EU associated with austerity not solidarity after seven years of recession in Greece

Ambivalence to Europe widespread as Greece takes up fifth EU presidency

Greek Prime Minister Antonis Samaras (right) and  European Commission president Jose Manuel Barroso during the handover ceremony for the six-month rotation of Greece’s EU Presidenc in Athens.

Greek Prime Minister Antonis Samaras (right) and European Commission president Jose Manuel Barroso during the handover ceremony for the six-month rotation of Greece’s EU Presidenc in Athens.


Greece kicked off its fifth presidency of the Council of the European Union yesterday with the motto: “Europe: Our Common Quest.” But for the people of Greece, the ideal of European solidarity has never seemed so remote.

As riot police guarded the entrance to official buildings, and the government imposed an 18-hour ban on protests ahead of the visit of EU commissioners, Athens in many ways seemed a city under siege.

The ancient capital close to the shores of the Aegean Sea is accustomed to conquest. Throughout history it has seen the Roman, Byzantine and the Ottoman empires come and go. But for many Greeks, the European Union has become the latest manifestation of foreign political dominance.

Speaking ahead of the official opening, finance minister Yannis Stournaras was unequivocal about the sacrifices that have been demanded of the Greek people. “No one country during peace time has achieved as much as Greece has achieved,” he said, pointing out that it would be completely “illogical” to demand more fiscal consolidation.

Minimum wage cut
Stournaras’s claims are supported by official statistics. Since the onset of the crisis, Greece’s minimum wage – which at €750 per month in 2009 was already half of the Irish figure – has been cut by 22 per cent, with a 32 per cent cut for younger workers. Pension income is down by 20 per cent, or 40 per cent for higher earners.

The average Greek citizen has experienced an estimated 35 per cent cut in income, with many experiencing delays of up to four months in receiving pay cheques. It is not uncommon for young, middle-class Greek emigres to send money to their parents each month to help support the household.

The public sector has seen its workforce slashed from 950,000 in 2009 to 750,000 in 2012. Further cuts are pencilled in for next year. Unemployment, which is twice the European average at more than 27 per cent, continues to rise, with about 60 per cent of Greek people under the age of 25 jobless.

As austerity-weary Greece enters its seventh year of recession, evidence of the economic slump is evident on the streets of the capital. Restaurants offer “crisis menus”, while charities report daily instances of people openly searching bins for food.

Focal point
Sitting in a smoke-filled cafe on the corner of Exarcheia Square, students and political types while away the hours over coffee and cigarettes.
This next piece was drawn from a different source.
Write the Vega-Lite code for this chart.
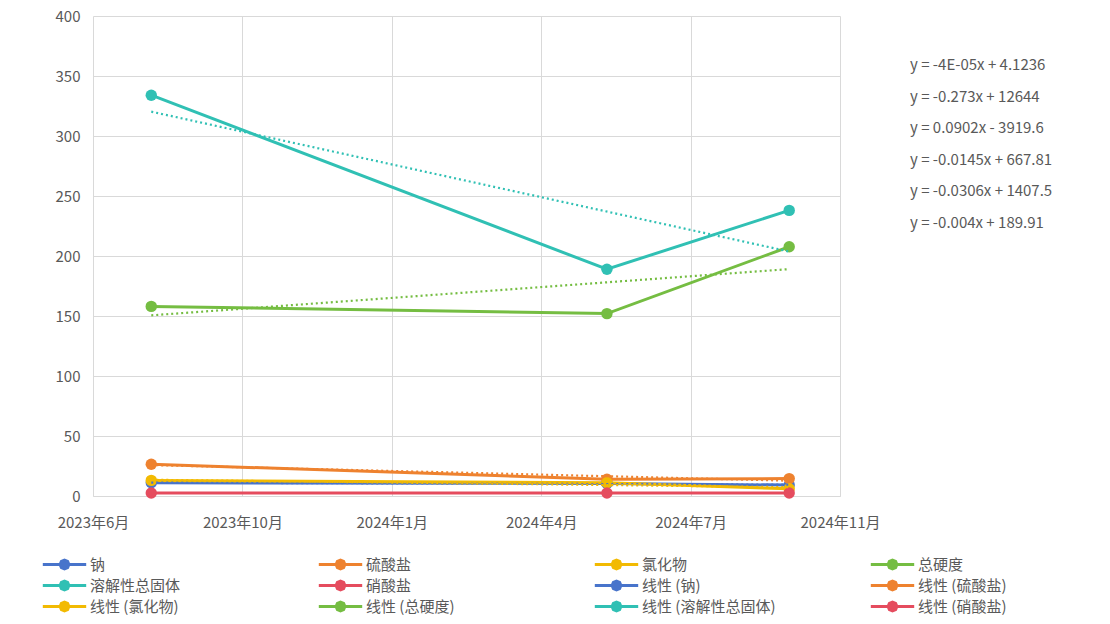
{
  "$schema": "https://vega.github.io/schema/vega-lite/v6.json",
  "width": 747,
  "height": 480,
  "autosize": {"type": "none"},
  "padding": {"left": 93, "top": 16, "right": 270, "bottom": 128},
  "background": "white",
  "title": {
    "text": ["y = -4E-05x + 4.1236", "y = -0.273x + 12644", "y = 0.0902x - 3919.6", "y = -0.0145x + 667.81", "y = -0.0306x + 1407.5", "y = -0.004x + 189.91"],
    "orient": "top", "anchor": "end", "frame": "group", "align": "left", "baseline": "top",
    "dx": 70, "dy": 222, "offset": 0, "lineHeight": 31.6,
    "font": "Noto Sans CJK SC", "fontSize": 15, "fontWeight": "normal", "color": "#595959"
  },
  "config": {
    "view": {"stroke": null},
    "font": "Noto Sans CJK SC",
    "axis": {"labelFont": "Noto Sans CJK SC", "labelFontSize": 15, "labelColor": "#595959", "gridColor": "#D9D9D9", "gridWidth": 1, "ticks": false, "title": null},
    "legend": {"labelFont": "Noto Sans CJK SC", "labelColor": "#595959", "title": null}
  },
  "data": {
    "values": [
      {"date": "2023-08-01", "series": "钠", "trend": "线性 (钠)", "value": 11},
      {"date": "2024-06-01", "series": "钠", "trend": "线性 (钠)", "value": 10.5},
      {"date": "2024-10-01", "series": "钠", "trend": "线性 (钠)", "value": 9.07},
      {"date": "2023-08-01", "series": "硫酸盐", "trend": "线性 (硫酸盐)", "value": 26.5},
      {"date": "2024-06-01", "series": "硫酸盐", "trend": "线性 (硫酸盐)", "value": 14},
      {"date": "2024-10-01", "series": "硫酸盐", "trend": "线性 (硫酸盐)", "value": 14.5},
      {"date": "2023-08-01", "series": "氯化物", "trend": "线性 (氯化物)", "value": 13},
      {"date": "2024-06-01", "series": "氯化物", "trend": "线性 (氯化物)", "value": 11},
      {"date": "2024-10-01", "series": "氯化物", "trend": "线性 (氯化物)", "value": 6},
      {"date": "2023-08-01", "series": "总硬度", "trend": "线性 (总硬度)", "value": 158},
      {"date": "2024-06-01", "series": "总硬度", "trend": "线性 (总硬度)", "value": 152},
      {"date": "2024-10-01", "series": "总硬度", "trend": "线性 (总硬度)", "value": 207.7},
      {"date": "2023-08-01", "series": "溶解性总固体", "trend": "线性 (溶解性总固体)", "value": 334},
      {"date": "2024-06-01", "series": "溶解性总固体", "trend": "线性 (溶解性总固体)", "value": 189},
      {"date": "2024-10-01", "series": "溶解性总固体", "trend": "线性 (溶解性总固体)", "value": 238},
      {"date": "2023-08-01", "series": "硝酸盐", "trend": "线性 (硝酸盐)", "value": 2.5},
      {"date": "2024-06-01", "series": "硝酸盐", "trend": "线性 (硝酸盐)", "value": 2.5},
      {"date": "2024-10-01", "series": "硝酸盐", "trend": "线性 (硝酸盐)", "value": 2.48}
    ]
  },
  "encoding": {
    "x": {
      "field": "date", "type": "temporal",
      "scale": {"type": "utc", "domain": [{"year": 2023, "month": 6, "date": 23, "utc": true}, {"year": 2024, "month": 11, "date": 4, "utc": true}]},
      "axis": {
        "values": [
          {"year": 2023, "month": 6, "date": 23, "utc": true},
          {"year": 2023, "month": 10, "date": 1, "utc": true},
          {"year": 2024, "month": 1, "date": 9, "utc": true},
          {"year": 2024, "month": 4, "date": 18, "utc": true},
          {"year": 2024, "month": 7, "date": 27, "utc": true},
          {"year": 2024, "month": 11, "date": 4, "utc": true}
        ],
        "format": "%Y年%-m月", "domainColor": "#D9D9D9", "labelPadding": 19, "labelFlush": false, "labelOverlap": false
      }
    },
    "y": {
      "field": "value", "type": "quantitative",
      "scale": {"domain": [0, 400], "nice": false},
      "axis": {"values": [0, 50, 100, 150, 200, 250, 300, 350, 400], "domain": false, "labelPadding": 13}
    }
  },
  "layer": [
    {
      "mark": {"type": "line", "strokeWidth": 3},
      "encoding": {
        "color": {
          "field": "series", "type": "nominal",
          "scale": {
            "domain": ["钠", "溶解性总固体", "线性 (氯化物)", "硫酸盐", "硝酸盐", "线性 (总硬度)", "氯化物", "线性 (钠)", "线性 (溶解性总固体)", "总硬度", "线性 (硫酸盐)", "线性 (硝酸盐)"],
            "range": ["#4874CB", "#30C0B4", "#F2BA02", "#EE822F", "#E54C5E", "#75BD42", "#F2BA02", "#4874CB", "#30C0B4", "#75BD42", "#EE822F", "#E54C5E"]
          },
          "legend": {
            "orient": "none", "legendX": -37, "legendY": 540, "columns": 4, "gridAlign": "all",
            "columnPadding": 88, "rowPadding": 0, "symbolSize": 196, "symbolStrokeWidth": 3, "labelOffset": 17,
            "symbolType": "M-3.1,0L3.1,0M0.63,0L0.445,0.445L0,0.63L-0.445,0.445L-0.63,0L-0.445,-0.445L0,-0.63L0.445,-0.445Z",
            "labelFontSize": 15, "labelLimit": 300
          }
        }
      }
    },
    {
      "mark": {"type": "point", "filled": true, "size": 130, "opacity": 1},
      "encoding": {
        "color": {"field": "series", "type": "nominal"}
      }
    },
    {
      "transform": [{"regression": "value", "on": "date", "groupby": ["trend"]}],
      "mark": {"type": "line", "strokeWidth": 2.2, "strokeDash": [2, 3]},
      "encoding": {
        "color": {"field": "trend", "type": "nominal"}
      }
    }
  ]
}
The square – which shot to notoriety following the shooting of 15-year-old Alexis Grigoropoulos nearby in 2008 – has become a focal point for renewed political resistance and protest.

Kostas Leon, a 24-year-old student, says a mixture of fatigue and defiance characterises the Greek attitude to the crisis. “A certain resignation has set in,” he says, looking out on the empty square that is dotted with torn posters and graffiti.

While the frequency of protests has abated, much of the discontent is now channelled through political protest. Far- right party Golden Dawn has seen a surge in support, tapping into the rising xenophobia that has accompanied the economic crisis.

Greece’s policy towards migrants has been widely criticised by NGOs, though Greece argues it shoulders a disproportionate percentage of the EU’s immigrants, with the vast majority of irregular migrants entering the EU through Greece.

The International Organisation for Migration has already arranged for almost 20,000 irregular migrants to return to their home country. Having moved to Greece to find work, 90 per cent are now homeless.

Troika discussions
As Greece takes the reins of EU affairs over the coming six months, the government’s real focus will be on progressing discussions with the troika. Officials from the EU and IMF are due back in Athens next week, amid continuing tensions between the two sides about the scale of cuts needed. Mr Stournaras said yesterday his country does not want a third bailout, though a financial gap in the programme of €11 billion has already been identified.

Political instability is also a recurring worry – the coalition government’s majority is wafer-thin, despite prime minister Antonis Samaras’s assertion yesterday that the government will remain stable until elections in 2016. But perhaps earlier comments from foreign minister Evangelos Venizelos, and leader of the junior coalition partner in government, Pasok, painted a more realistic picture of the political reality of implementing austerity measures.

“Pasok has paid a heavy price. This is a party that back in the election of 2009 got 44 per cent of the vote. In May 2012 we got 12.4 per cent instead. A large number of voters expressed their disenchantment . . . But we have a national responsibility, a national duty to keep Greece within the euro zone and the European Union. We hope history will vindicate us.”